Copy out the listing that follows exactly, dropping every picture.
========================================================================
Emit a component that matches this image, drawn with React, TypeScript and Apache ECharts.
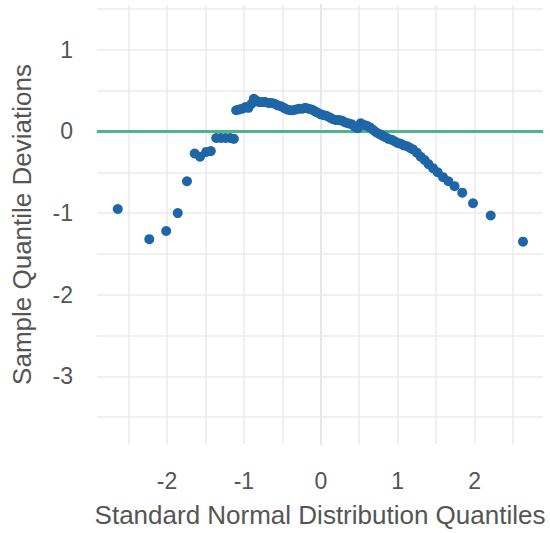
import React, { useEffect, useRef } from "react";
import * as echarts from "echarts";

// Q-Q points: [theoretical quantile, sample quantile deviation]
const theoreticalQuantiles: number[] = [
  -2.64, -2.23, -2.01, -1.86, -1.74, -1.64, -1.57, -1.49, -1.43, -1.36, -1.3, -1.24, -1.18, -1.13,
  -1.1, -1.06, -1.02, -0.98, -0.94, -0.9, -0.87, -0.84, -0.8, -0.76, -0.72, -0.68, -0.64, -0.6,
  -0.56, -0.52, -0.48, -0.44, -0.4, -0.36, -0.32, -0.28, -0.24, -0.2, -0.16, -0.12, -0.08, -0.04,
  0.0, 0.04, 0.08, 0.12, 0.16, 0.2, 0.24, 0.28, 0.32, 0.36, 0.4, 0.44, 0.48, 0.52, 0.56, 0.6,
  0.64, 0.68, 0.72, 0.76, 0.8, 0.84, 0.88, 0.92, 0.96, 1.0, 1.04, 1.08, 1.12, 1.16, 1.2, 1.25,
  1.3, 1.35, 1.4, 1.46, 1.52, 1.59, 1.66, 1.74, 1.84, 1.98, 2.21, 2.63,
];
const sampleDeviations: number[] = [
  -0.95, -1.32, -1.22, -1.0, -0.61, -0.27, -0.31, -0.25, -0.24, -0.08, -0.08, -0.08, -0.08, -0.09,
  0.26, 0.27, 0.28, 0.3, 0.29, 0.34, 0.4, 0.38, 0.36, 0.36, 0.36, 0.35, 0.35, 0.34,
  0.32, 0.31, 0.29, 0.27, 0.26, 0.26, 0.27, 0.28, 0.28, 0.29, 0.28, 0.27, 0.25, 0.23,
  0.21, 0.2, 0.19, 0.17, 0.15, 0.14, 0.14, 0.13, 0.11, 0.1, 0.09, 0.06, 0.04, 0.1, 0.08, 0.07,
  0.05, 0.02, -0.01, -0.03, -0.05, -0.07, -0.09, -0.1, -0.12, -0.14, -0.15, -0.17, -0.18, -0.2, -0.22, -0.26,
  -0.31, -0.35, -0.4, -0.45, -0.5, -0.56, -0.61, -0.67, -0.75, -0.88, -1.03, -1.35,
];

const xTickLabels: number[] = [-2, -1, 0, 1, 2];
const yTickLabels: number[] = [-3, -2, -1, 0, 1];
const xGridValues: number[] = [-2.5, -2, -1.5, -1, -0.5, 0, 0.5, 1, 1.5, 2, 2.5];
const yGridValues: number[] = [-3.5, -3, -2.5, -2, -1.5, -1, -0.5, 0, 0.5, 1, 1.5];
const referenceLine: number[] = [0];

const X_MIN = -2.91;
const X_MAX = 2.89;
const Y_MIN = -3.83;
const Y_MAX = 1.55;

export default function App() {
  const ref = useRef<HTMLDivElement>(null);

  useEffect(() => {
    document.body.style.margin = "0";
    if (!ref.current) return;
    const chart = echarts.init(ref.current, undefined, { renderer: "svg" });

    const points = theoreticalQuantiles.map((x, i) => [x, sampleDeviations[i]]);
    const font = "'Liberation Sans', Arial, Helvetica, sans-serif";
    const gridStyle = { color: "#ebebeb", width: 1.5, type: "solid" as const };

    chart.setOption({
      animation: false,
      backgroundColor: "#ffffff",
      grid: { left: 97, right: 7, top: 5, bottom: 89, containLabel: false },
      xAxis: {
        type: "value",
        min: X_MIN,
        max: X_MAX,
        name: "Standard Normal Distribution Quantiles",
        nameLocation: "middle",
        nameGap: 58,
        nameTextStyle: { fontSize: 26, color: "#555555", fontFamily: font },
        axisLine: { show: true, lineStyle: { color: "#d9d9d9", width: 2 } },
        axisTick: { show: false },
        splitLine: { show: false },
        axisLabel: {
          customValues: xTickLabels,
          fontSize: 23,
          color: "#555555",
          fontFamily: font,
          margin: 25,
        },
      },
      yAxis: {
        type: "value",
        min: Y_MIN,
        max: Y_MAX,
        name: "Sample Quantile Deviations",
        nameLocation: "middle",
        nameGap: 62,
        nameTextStyle: { fontSize: 26, color: "#555555", fontFamily: font },
        axisLine: { show: true, lineStyle: { color: "#d9d9d9", width: 2 } },
        axisTick: { show: false },
        splitLine: { show: false },
        axisLabel: {
          customValues: yTickLabels,
          fontSize: 23,
          color: "#555555",
          fontFamily: font,
          margin: 24,
        },
      },
      series: [
        {
          type: "scatter",
          data: [],
          silent: true,
          z: 1,
          markLine: {
            z: 1,
            silent: true,
            symbol: "none",
            label: { show: false },
            lineStyle: gridStyle,
            emphasis: { disabled: true },
            data: [
              ...xGridValues.map((v) => ({ xAxis: v })),
              ...yGridValues.map((v) => ({ yAxis: v })),
            ],
          },
        },
        {
          type: "scatter",
          data: [],
          silent: true,
          z: 2,
          markLine: {
            z: 2,
            silent: true,
            symbol: "none",
            label: { show: false },
            lineStyle: { color: "#4db589", width: 3, type: "solid" },
            emphasis: { disabled: true },
            data: referenceLine.map((v) => ({ yAxis: v })),
          },
        },
        {
          type: "scatter",
          z: 10,
          data: points,
          symbol: "circle",
          symbolSize: 10,
          itemStyle: { color: "#1f66a7", opacity: 1, borderWidth: 0 },
        },
      ],
    });

    return () => chart.dispose();
  }, []);

  return <div ref={ref} style={{ width: 550, height: 533 }} />;
}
========================================================================
* **Reply**
Emit a component that matches this image, drawn with React, TypeScript and Apache ECharts.
import React, { useEffect, useRef } from "react";
import * as echarts from "echarts";

// Q-Q points: [theoretical quantile, sample quantile deviation]
const theoreticalQuantiles: number[] = [
  -2.64, -2.23, -2.01, -1.86, -1.74, -1.64, -1.57, -1.49, -1.43, -1.36, -1.3, -1.24, -1.18, -1.13,
  -1.1, -1.06, -1.02, -0.98, -0.94, -0.9, -0.87, -0.84, -0.8, -0.76, -0.72, -0.68, -0.64, -0.6,
  -0.56, -0.52, -0.48, -0.44, -0.4, -0.36, -0.32, -0.28, -0.24, -0.2, -0.16, -0.12, -0.08, -0.04,
  0.0, 0.04, 0.08, 0.12, 0.16, 0.2, 0.24, 0.28, 0.32, 0.36, 0.4, 0.44, 0.48, 0.52, 0.56, 0.6,
  0.64, 0.68, 0.72, 0.76, 0.8, 0.84, 0.88, 0.92, 0.96, 1.0, 1.04, 1.08, 1.12, 1.16, 1.2, 1.25,
  1.3, 1.35, 1.4, 1.46, 1.52, 1.59, 1.66, 1.74, 1.84, 1.98, 2.21, 2.63,
];
const sampleDeviations: number[] = [
  -0.95, -1.32, -1.22, -1.0, -0.61, -0.27, -0.31, -0.25, -0.24, -0.08, -0.08, -0.08, -0.08, -0.09,
  0.26, 0.27, 0.28, 0.3, 0.29, 0.34, 0.4, 0.38, 0.36, 0.36, 0.36, 0.35, 0.35, 0.34,
  0.32, 0.31, 0.29, 0.27, 0.26, 0.26, 0.27, 0.28, 0.28, 0.29, 0.28, 0.27, 0.25, 0.23,
  0.21, 0.2, 0.19, 0.17, 0.15, 0.14, 0.14, 0.13, 0.11, 0.1, 0.09, 0.06, 0.04, 0.1, 0.08, 0.07,
  0.05, 0.02, -0.01, -0.03, -0.05, -0.07, -0.09, -0.1, -0.12, -0.14, -0.15, -0.17, -0.18, -0.2, -0.22, -0.26,
  -0.31, -0.35, -0.4, -0.45, -0.5, -0.56, -0.61, -0.67, -0.75, -0.88, -1.03, -1.35,
];

const xTickLabels: number[] = [-2, -1, 0, 1, 2];
const yTickLabels: number[] = [-3, -2, -1, 0, 1];
const xGridValues: number[] = [-2.5, -2, -1.5, -1, -0.5, 0, 0.5, 1, 1.5, 2, 2.5];
const yGridValues: number[] = [-3.5, -3, -2.5, -2, -1.5, -1, -0.5, 0, 0.5, 1, 1.5];
const referenceLine: number[] = [0];

const X_MIN = -2.91;
const X_MAX = 2.89;
const Y_MIN = -3.83;
const Y_MAX = 1.55;

export default function App() {
  const ref = useRef<HTMLDivElement>(null);

  useEffect(() => {
    document.body.style.margin = "0";
    if (!ref.current) return;
    const chart = echarts.init(ref.current, undefined, { renderer: "svg" });

    const points = theoreticalQuantiles.map((x, i) => [x, sampleDeviations[i]]);
    const font = "'Liberation Sans', Arial, Helvetica, sans-serif";
    const gridStyle = { color: "#ebebeb", width: 1.5, type: "solid" as const };

    chart.setOption({
      animation: false,
      backgroundColor: "#ffffff",
      grid: { left: 97, right: 7, top: 5, bottom: 89, containLabel: false },
      xAxis: {
        type: "value",
        min: X_MIN,
        max: X_MAX,
        name: "Standard Normal Distribution Quantiles",
        nameLocation: "middle",
        nameGap: 58,
        nameTextStyle: { fontSize: 26, color: "#555555", fontFamily: font },
        axisLine: { show: true, lineStyle: { color: "#d9d9d9", width: 2 } },
        axisTick: { show: false },
        splitLine: { show: false },
        axisLabel: {
          customValues: xTickLabels,
          fontSize: 23,
          color: "#555555",
          fontFamily: font,
          margin: 25,
        },
      },
      yAxis: {
        type: "value",
        min: Y_MIN,
        max: Y_MAX,
        name: "Sample Quantile Deviations",
        nameLocation: "middle",
        nameGap: 62,
        nameTextStyle: { fontSize: 26, color: "#555555", fontFamily: font },
        axisLine: { show: true, lineStyle: { color: "#d9d9d9", width: 2 } },
        axisTick: { show: false },
        splitLine: { show: false },
        axisLabel: {
          customValues: yTickLabels,
          fontSize: 23,
          color: "#555555",
          fontFamily: font,
          margin: 24,
        },
      },
      series: [
        {
          type: "scatter",
          data: [],
          silent: true,
          z: 1,
          markLine: {
            z: 1,
            silent: true,
            symbol: "none",
            label: { show: false },
            lineStyle: gridStyle,
            emphasis: { disabled: true },
            data: [
              ...xGridValues.map((v) => ({ xAxis: v })),
              ...yGridValues.map((v) => ({ yAxis: v })),
            ],
          },
        },
        {
          type: "scatter",
          data: [],
          silent: true,
          z: 2,
          markLine: {
            z: 2,
            silent: true,
            symbol: "none",
            label: { show: false },
            lineStyle: { color: "#4db589", width: 3, type: "solid" },
            emphasis: { disabled: true },
            data: referenceLine.map((v) => ({ yAxis: v })),
          },
        },
        {
          type: "scatter",
          z: 10,
          data: points,
          symbol: "circle",
          symbolSize: 10,
          itemStyle: { color: "#1f66a7", opacity: 1, borderWidth: 0 },
        },
      ],
    });

    return () => chart.dispose();
  }, []);

  return <div ref={ref} style={{ width: 550, height: 533 }} />;
}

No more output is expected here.